Transformative Leadership: Gender Relations in a New World
Is it okay to hug a business friend of the opposite sex? Can a man compliment a female colleague on her outfit? Should supervisors leave the door open when meeting with a subordinate of the opposite gender? In organizations across the country, we are at a transitional moment. The #MeToo movement has upended relations between the genders. There’s confusion on the part of both men and women about what is appropriate. How do we navigate this strange new world? Joanne Lipman offers insights, deep reporting, and shares the latest research and best practices to come up with solutions we can all use every day. An essential guide for leadership as well as for employees.
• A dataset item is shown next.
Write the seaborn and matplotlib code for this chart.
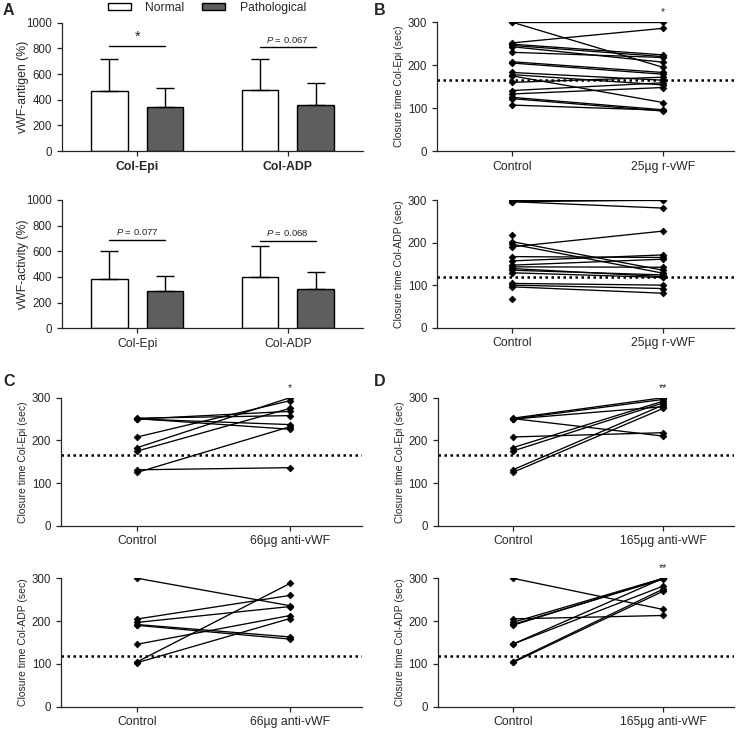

The Business Case for Diversity
Joanne Lipman interviewed scores of male business leaders who are championing gender equality, and found that they share one quality in common: Each sees diversity as a business imperative. These men aren’t donning pussy hats and marching in women’s protests. They are instead battle-scarred executives who understand that diverse organizations are more successful. As Lipman shows, the research backs them up. With deeply reported data, surprising twists on conventional wisdom, and compelling anecdotes, she lays out the incontrovertible business case for diversity.
Battling Unconscious Bias
Did you know that mothers routinely overestimate the crawling ability of their baby sons – but underestimate that of their baby daughters? That parents of two-year-olds who ask Google, “Is my child a genius?” are more than twice as likely to ask that about a boy as a girl? Unconscious bias – those prejudices we have buried so deeply inside of us that we don’t even realize they exist – are woven throughout every day of our lives, starting in infancy. In this lively keynote, That’s What She Said’s bestselling author Joanne Lipman looks at the roots of implicit bias, how it impacts our lives as well as our businesses – and offers solutions to help counteract these hidden prejudices.